-- TASK DETAILS --
Copy each line below that includes "this".

-- ENTRIES SHOWN --
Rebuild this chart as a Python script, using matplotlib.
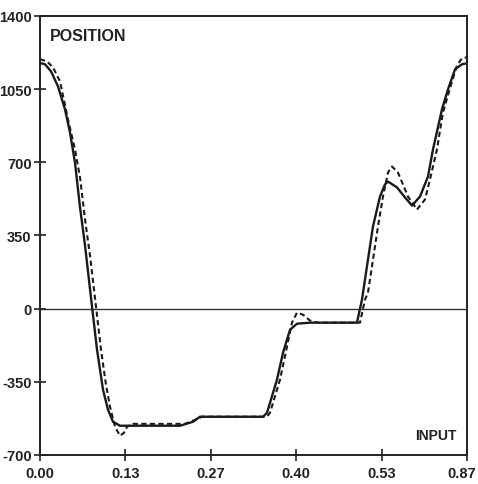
* * *
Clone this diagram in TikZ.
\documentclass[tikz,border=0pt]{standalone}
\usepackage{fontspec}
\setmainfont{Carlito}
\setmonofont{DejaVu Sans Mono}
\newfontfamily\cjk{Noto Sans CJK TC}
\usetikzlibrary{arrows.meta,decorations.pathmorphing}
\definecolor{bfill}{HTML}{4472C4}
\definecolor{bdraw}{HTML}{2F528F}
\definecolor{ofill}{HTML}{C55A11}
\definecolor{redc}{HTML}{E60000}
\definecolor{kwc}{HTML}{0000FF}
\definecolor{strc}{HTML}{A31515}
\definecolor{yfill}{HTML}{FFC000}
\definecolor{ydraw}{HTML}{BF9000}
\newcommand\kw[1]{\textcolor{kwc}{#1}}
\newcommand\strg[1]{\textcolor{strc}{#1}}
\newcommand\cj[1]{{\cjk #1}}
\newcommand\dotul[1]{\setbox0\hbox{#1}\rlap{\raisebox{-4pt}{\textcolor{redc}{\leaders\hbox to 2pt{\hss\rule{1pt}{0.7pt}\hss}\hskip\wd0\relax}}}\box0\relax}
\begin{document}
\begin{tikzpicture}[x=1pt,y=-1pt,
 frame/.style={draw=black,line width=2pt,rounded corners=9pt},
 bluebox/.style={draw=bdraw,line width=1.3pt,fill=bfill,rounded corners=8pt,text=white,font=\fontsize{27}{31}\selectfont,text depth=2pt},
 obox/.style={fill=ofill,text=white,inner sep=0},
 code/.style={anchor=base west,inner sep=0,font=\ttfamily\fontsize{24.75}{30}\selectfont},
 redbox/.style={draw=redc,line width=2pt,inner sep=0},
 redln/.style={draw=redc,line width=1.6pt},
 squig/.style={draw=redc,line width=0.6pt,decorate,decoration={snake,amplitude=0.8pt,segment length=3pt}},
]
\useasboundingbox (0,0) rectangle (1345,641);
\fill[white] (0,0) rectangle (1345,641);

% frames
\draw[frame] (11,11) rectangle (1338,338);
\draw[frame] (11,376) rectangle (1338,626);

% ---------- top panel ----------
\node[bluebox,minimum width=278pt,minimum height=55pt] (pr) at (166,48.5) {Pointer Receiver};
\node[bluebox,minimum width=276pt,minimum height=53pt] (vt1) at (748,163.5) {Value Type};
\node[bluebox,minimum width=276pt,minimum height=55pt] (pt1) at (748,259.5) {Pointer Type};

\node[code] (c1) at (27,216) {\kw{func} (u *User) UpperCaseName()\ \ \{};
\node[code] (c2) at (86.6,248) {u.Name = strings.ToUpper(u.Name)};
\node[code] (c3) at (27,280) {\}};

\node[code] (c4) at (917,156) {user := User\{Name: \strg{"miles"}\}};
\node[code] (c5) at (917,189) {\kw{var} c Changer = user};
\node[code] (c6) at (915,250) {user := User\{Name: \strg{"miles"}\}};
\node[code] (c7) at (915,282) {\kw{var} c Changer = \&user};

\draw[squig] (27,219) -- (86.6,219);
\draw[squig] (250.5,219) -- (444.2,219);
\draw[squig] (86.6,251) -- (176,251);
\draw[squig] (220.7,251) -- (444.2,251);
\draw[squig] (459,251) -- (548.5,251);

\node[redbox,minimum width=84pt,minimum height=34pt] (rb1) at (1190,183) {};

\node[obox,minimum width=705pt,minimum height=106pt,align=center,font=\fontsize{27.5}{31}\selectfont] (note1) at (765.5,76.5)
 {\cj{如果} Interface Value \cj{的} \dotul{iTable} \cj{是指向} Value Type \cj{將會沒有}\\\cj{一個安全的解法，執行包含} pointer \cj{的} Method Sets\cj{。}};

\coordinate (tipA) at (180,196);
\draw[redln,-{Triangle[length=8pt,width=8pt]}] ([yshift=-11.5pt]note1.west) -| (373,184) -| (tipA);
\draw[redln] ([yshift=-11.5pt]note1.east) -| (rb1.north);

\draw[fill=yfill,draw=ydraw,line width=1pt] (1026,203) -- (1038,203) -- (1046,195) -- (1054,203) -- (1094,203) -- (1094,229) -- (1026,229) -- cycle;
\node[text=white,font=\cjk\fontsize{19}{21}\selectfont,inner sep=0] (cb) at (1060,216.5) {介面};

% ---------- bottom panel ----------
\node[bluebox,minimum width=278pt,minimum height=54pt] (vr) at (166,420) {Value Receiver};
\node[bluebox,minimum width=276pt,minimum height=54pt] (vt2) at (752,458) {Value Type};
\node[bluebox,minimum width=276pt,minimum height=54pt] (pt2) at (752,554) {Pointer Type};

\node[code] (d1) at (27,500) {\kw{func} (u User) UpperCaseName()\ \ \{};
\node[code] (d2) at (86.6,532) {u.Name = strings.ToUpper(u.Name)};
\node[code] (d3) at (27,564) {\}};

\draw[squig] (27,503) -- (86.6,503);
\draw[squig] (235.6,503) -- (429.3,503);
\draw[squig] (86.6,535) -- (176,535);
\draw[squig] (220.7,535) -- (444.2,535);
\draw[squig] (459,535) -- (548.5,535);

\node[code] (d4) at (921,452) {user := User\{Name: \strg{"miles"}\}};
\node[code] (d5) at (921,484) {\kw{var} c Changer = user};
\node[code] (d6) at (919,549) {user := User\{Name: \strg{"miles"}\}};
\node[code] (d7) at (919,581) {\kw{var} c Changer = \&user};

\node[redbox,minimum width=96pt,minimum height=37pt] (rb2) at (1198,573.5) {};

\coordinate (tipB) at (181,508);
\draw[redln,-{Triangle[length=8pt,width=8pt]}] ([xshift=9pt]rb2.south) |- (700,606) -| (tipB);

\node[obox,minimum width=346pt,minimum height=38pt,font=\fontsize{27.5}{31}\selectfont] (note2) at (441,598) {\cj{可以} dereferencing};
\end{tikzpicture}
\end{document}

-- EXERCISE RESULT --
Rebuild this chart as a Python script, using matplotlib.
Clone this diagram in TikZ.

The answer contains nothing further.